4.2. In de toelichting op dit artikel (Staatscourant 12 september 2000, nr. 176, p. 9) staat dat bij de plaatsing in zeer beperkt en beperkt beveiligde inrichtingen de beoordeling of de gedetineerde geschikt is tot terugkeer in de samenleving een
belangrijke rol speelt. Indicator bij de beoordeling daarvan is of de gedetineerde reeds eerder tijdens de huidige detentie met goed resultaat bewegingsvrijheid (onbegeleid) buiten de inrichting heeft genoten (algemeen verlof, schorsing van de
preventieve hechtenis, incidenteel verlof, strafonderbreking), alsmede of zich daarna omstandigheden hebben voorgedaan die aan deze indicator ernstig afbreuk doen. Gelet op het open karakter van de inrichting of afdeling spelen de aard, zwaarte en
achtergrond van het gepleegde delict en de persoonlijkheid van de gedetineerde een rol bij de beoordeling of betrokkene geschikt is voor plaatsing in een zeer beperkt of beperkt beveiligde inrichting of afdeling. In beginsel voldoet klager, die
vervangende hechtenis ondergaat, aan het vereiste van artikel 3, lid 2 sub b, van de Regeling.

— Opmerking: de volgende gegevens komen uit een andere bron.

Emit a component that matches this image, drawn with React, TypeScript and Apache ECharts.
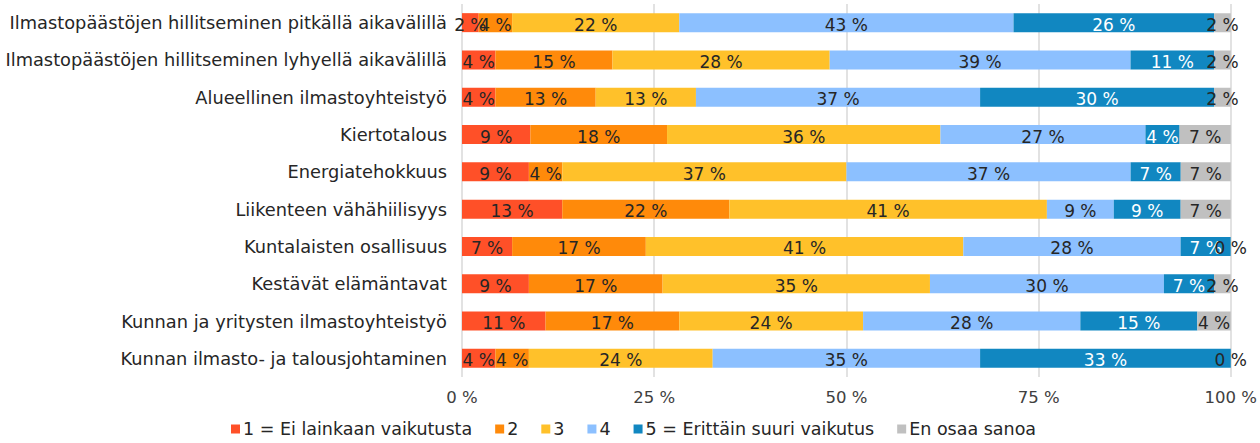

4.3. De selectiefunctionaris heeft – zo verstaat de beroepscommissie – in de beslissing van 19 september 2007 willen aangeven dat plaatsing in een meer open regime afbreuk doet aan de druk die klager moet ervaren om aan zijn betalingsverplichting te
voldoen. Gelet hierop is de beroepscommissie van oordeel dat de beslissing van de selectiefunctionaris bij afweging van alle in aanmerking komende belangen, niet als onredelijk of onbillijk kan worden aangemerkt.
De omstandigheid dat bij klager – bij gelegenheid van het opstellen van de
TR-rapportage – mogelijk de verwachting is ontstaan dat hij in aanmerking zou kunnen komen voor plaatsing in een b.b.i., maakt dit oordeel – nu de uiteindelijke plaatsingsbeslissing een exclusieve bevoegdheid is van de selectiefunctionaris – niet
anders.

5. De uitspraak
De beroepscommissie verklaart het beroep ongegrond.

Aldus gegeven door de beroepscommissie voornoemd, bestaande uit mr. J.P. Balkema, voorzitter, mr. M.A.G. Rutten en dr. J.P.S. Fiselier, leden, in tegenwoordigheid van mr. H.M.J.D. Maes, secretaris, op 7 december 2007.